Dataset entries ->
• • •
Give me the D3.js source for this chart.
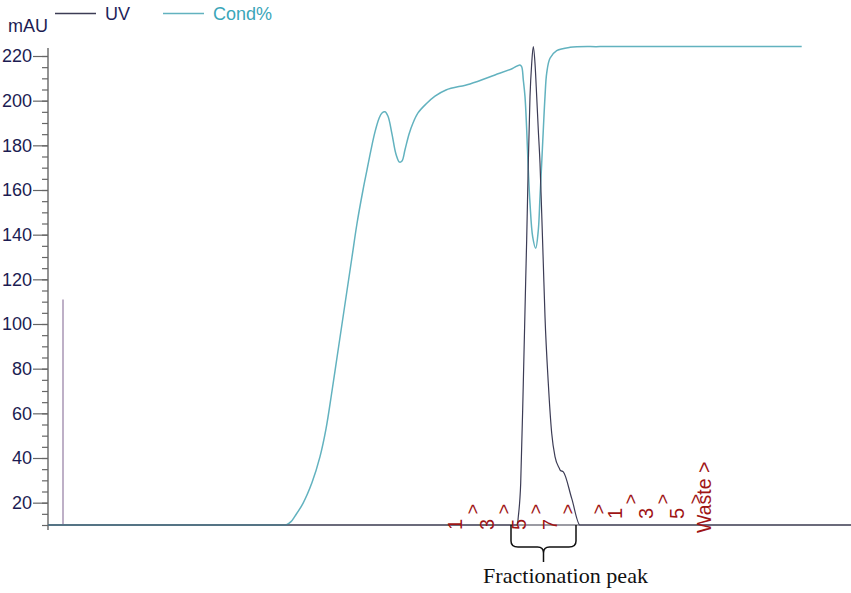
<!DOCTYPE html>
<html>
<head>
<meta charset="utf-8">
<script src="https://cdn.jsdelivr.net/npm/d3@7/dist/d3.min.js"></script>
<style>
  html, body { margin: 0; padding: 0; background: #fff; }
  svg { display: block; }
</style>
</head>
<body>
<svg id="chart" width="851" height="593"></svg>
<script>
// ---------- DATA ----------
// volume (arbitrary mL units) and absorbance / conductivity values
const condVol = [0, 5, 10, 15, 20, 22.5, 23.3, 23.8, 24.3, 24.7, 25.5, 26.4, 27.2, 27.8, 28.4, 28.9, 29.4, 29.9, 30.4, 30.9, 31.5, 31.9, 32.3, 32.7, 33.1, 33.4, 33.7, 34.0, 34.4, 34.8, 35.15, 35.4, 35.7, 36.1, 36.5, 37.0, 37.8, 38.7, 39.8, 42.2, 44.7, 46.4, 47.2, 47.37, 47.53, 47.7, 47.87, 48.03, 48.2, 48.47, 48.77, 49.03, 49.2, 49.37, 49.53, 49.7, 49.87, 50.2, 50.87, 52.2, 55.2, 60, 65, 70, 75.37];
const condVal = [10, 10, 10, 10, 10, 10, 10, 10, 11.5, 14, 19.7, 29, 40.6, 53, 70, 85, 100, 115, 130, 145, 160, 169, 178, 186, 192, 194.5, 195, 193, 185, 176, 172.5, 173, 178, 185, 190, 194.5, 198.5, 202, 204.8, 207.5, 211.5, 214.3, 216, 215.2, 209.3, 201.8, 186.9, 169, 154, 139, 133.9, 142, 157, 172, 186.9, 201.8, 212.3, 219, 222.4, 223.9, 224.2, 224.2, 224.2, 224.2, 224.2];

const uvVol = [0, 46.93, 47.03, 47.27, 47.53, 47.77, 47.87, 48.03, 48.2, 48.37, 48.53, 48.7, 48.87, 49.03, 49.2, 49.37, 49.53, 49.7, 50.03, 50.37, 50.7, 51.13, 51.25, 51.53, 52.37, 53.2, 80.3];
const uvVal = [10, 10, 13.7, 28.7, 73.5, 119.7, 138, 172, 201.8, 216.7, 224.2, 216.7, 201.8, 186.9, 172, 149.6, 127.2, 103.3, 73.5, 51.1, 40.6, 35.4, 34.4, 33.8, 21.9, 10, 10];

const injectVol = 1.5, injectVal = 111;

const yMajorTicks = [20, 40, 60, 80, 100, 120, 140, 160, 180, 200, 220];
const yMinorTicks = d3.range(10, 221, 5);

const fracLabelsA = ["1", "3", "5", "7"];
const fracVolA = [41.4, 44.6, 47.8, 50.9];
const fracLabelsB = ["1", "3", "5"];
const fracVolB = [57.4, 60.5, 63.6];
const wasteLabel = "Waste >";
const wasteVol = 66.3;
const caretVolA = [43.1, 46.2, 49.4, 52.6, 55.7];
const caretVolB = [58.9, 62.1, 65.4];

const peakStart = 46.3, peakEnd = 52.8, peakMid = 49.55;
const peakText = "Fractionation peak";

const legendItems = [{ name: "UV", color: "#3c3c55", text: "#1e1e5a" },
                     { name: "Cond%", color: "#62b2bf", text: "#3aa6b9" }];

// ---------- CHART ----------
(function () {
const svg = d3.select("#chart");
const x = d3.scaleLinear().domain([0, 80.3]).range([48, 851]);
const y = d3.scaleLinear().domain([10, 220]).range([525, 56]);
const sans = "'Liberation Sans', Arial, sans-serif";

// axes
const minor = d3.axisLeft(y).tickValues(yMinorTicks).tickSize(6).tickFormat("");
const major = d3.axisLeft(y).tickValues(yMajorTicks).tickSize(15).tickPadding(1);
const gMin = svg.append("g").attr("transform", `translate(${x(0)},0)`).call(minor);
const gMaj = svg.append("g").attr("transform", `translate(${x(0)},0)`).call(major);
[gMin, gMaj].forEach(g => {
  g.select(".domain").remove();
  g.selectAll("line").attr("stroke", "#666").attr("stroke-width", 1.2);
});
gMaj.selectAll("text").attr("fill", "#1c1c52").style("font-family", sans).style("font-size", "18px");

svg.append("line")
  .attr("x1", x(0)).attr("x2", x(0))
  .attr("y1", y(223.6)).attr("y2", y(7.8))
  .attr("stroke", "#666").attr("stroke-width", 1.4);

svg.append("line")
  .attr("x1", x(0)).attr("x2", x(80.3))
  .attr("y1", y(10)).attr("y2", y(10))
  .attr("stroke", "#7a7a85").attr("stroke-width", 1.6);

// injection mark
svg.append("line")
  .attr("x1", x(injectVol)).attr("x2", x(injectVol))
  .attr("y1", y(injectVal)).attr("y2", y(10))
  .attr("stroke", "#a996b4").attr("stroke-width", 1.5);

// curves
const condData = condVol.map((v, i) => [v, condVal[i]]);
const uvData = uvVol.map((v, i) => [v, uvVal[i]]);
const condLine = d3.line().x(d => x(d[0])).y(d => y(d[1])).curve(d3.curveCatmullRom.alpha(0.5));
const uvLine = d3.line().x(d => x(d[0])).y(d => y(d[1])).curve(d3.curveMonotoneX);

svg.append("path").datum(condData).attr("d", condLine)
  .attr("fill", "none").attr("stroke", legendItems[1].color).attr("stroke-width", 1.5);
svg.append("path").datum(uvData).attr("d", uvLine)
  .attr("fill", "none").attr("stroke", legendItems[0].color).attr("stroke-width", 1.2);

// legend
svg.append("text").attr("x", 8).attr("y", 32).text("mAU")
  .attr("fill", "#1c1c52").style("font-family", sans).style("font-size", "18px");
const legX = [[55, 96, 105], [163, 204, 213]];
legendItems.forEach((it, i) => {
  svg.append("line").attr("x1", legX[i][0]).attr("x2", legX[i][1]).attr("y1", 13.5).attr("y2", 13.5)
    .attr("stroke", it.color).attr("stroke-width", 1.5);
  svg.append("text").attr("x", legX[i][2]).attr("y", 20).text(it.name)
    .attr("fill", it.text).style("font-family", sans).style("font-size", "18px");
});

// fraction labels
const red = "#a01515";
function rotText(t, v, yStart, size) {
  const px = x(v);
  svg.append("text")
    .attr("transform", `translate(${px},${yStart}) rotate(-90)`)
    .text(t).attr("fill", red)
    .style("font-family", sans).style("font-size", size + "px");
}
fracLabelsA.forEach((t, i) => rotText(t, fracVolA[i], 530, 20));
fracLabelsB.forEach((t, i) => rotText(t, fracVolB[i], 519, 20));
rotText(wasteLabel, wasteVol, 533, 19.5);
caretVolA.forEach(v => rotText(">", v, 514.5, 18));
caretVolB.forEach(v => rotText(">", v, 504.5, 18));

// brace
const L = x(peakStart), R = x(peakEnd), C = x(peakMid), bTop = y(10);
const br = d3.path();
br.moveTo(L, bTop); br.lineTo(L, 541); br.quadraticCurveTo(L, 547, L + 7, 547);
br.lineTo(C - 6, 547); br.quadraticCurveTo(C, 547, C, 553); br.lineTo(C, 562);
br.moveTo(R, bTop); br.lineTo(R, 541); br.quadraticCurveTo(R, 547, R - 7, 547);
br.lineTo(C + 6, 547); br.quadraticCurveTo(C, 547, C, 553);
svg.append("path").attr("d", br.toString()).attr("fill", "none")
  .attr("stroke", "#111").attr("stroke-width", 1.5);

svg.append("text").attr("x", 483).attr("y", 583).text(peakText)
  .attr("textLength", 165).attr("lengthAdjust", "spacingAndGlyphs")
  .attr("fill", "#111").style("font-family", "'Liberation Serif', 'Times New Roman', serif").style("font-size", "21px");
})();
</script>
</body>
</html>
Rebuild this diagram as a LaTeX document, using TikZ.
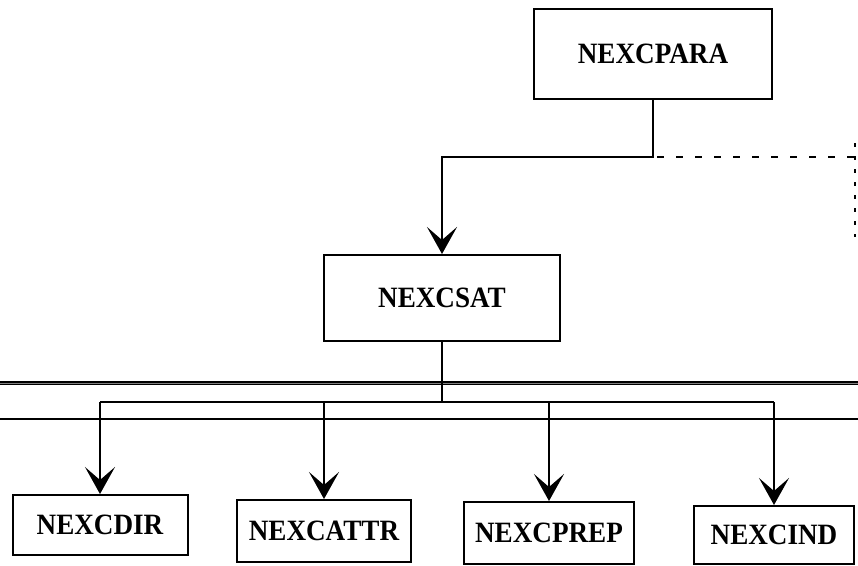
• • •
Objective ->
Starting at the top of the listing above, please restate word for word each line up to and including the one that holds "224.2, 224.2, 224.2];", omitting every image.

Problem solution ->
Give me the D3.js source for this chart.
<!DOCTYPE html>
<html>
<head>
<meta charset="utf-8">
<script src="https://cdn.jsdelivr.net/npm/d3@7/dist/d3.min.js"></script>
<style>
  html, body { margin: 0; padding: 0; background: #fff; }
  svg { display: block; }
</style>
</head>
<body>
<svg id="chart" width="851" height="593"></svg>
<script>
// ---------- DATA ----------
// volume (arbitrary mL units) and absorbance / conductivity values
const condVol = [0, 5, 10, 15, 20, 22.5, 23.3, 23.8, 24.3, 24.7, 25.5, 26.4, 27.2, 27.8, 28.4, 28.9, 29.4, 29.9, 30.4, 30.9, 31.5, 31.9, 32.3, 32.7, 33.1, 33.4, 33.7, 34.0, 34.4, 34.8, 35.15, 35.4, 35.7, 36.1, 36.5, 37.0, 37.8, 38.7, 39.8, 42.2, 44.7, 46.4, 47.2, 47.37, 47.53, 47.7, 47.87, 48.03, 48.2, 48.47, 48.77, 49.03, 49.2, 49.37, 49.53, 49.7, 49.87, 50.2, 50.87, 52.2, 55.2, 60, 65, 70, 75.37];
const condVal = [10, 10, 10, 10, 10, 10, 10, 10, 11.5, 14, 19.7, 29, 40.6, 53, 70, 85, 100, 115, 130, 145, 160, 169, 178, 186, 192, 194.5, 195, 193, 185, 176, 172.5, 173, 178, 185, 190, 194.5, 198.5, 202, 204.8, 207.5, 211.5, 214.3, 216, 215.2, 209.3, 201.8, 186.9, 169, 154, 139, 133.9, 142, 157, 172, 186.9, 201.8, 212.3, 219, 222.4, 223.9, 224.2, 224.2, 224.2, 224.2, 224.2];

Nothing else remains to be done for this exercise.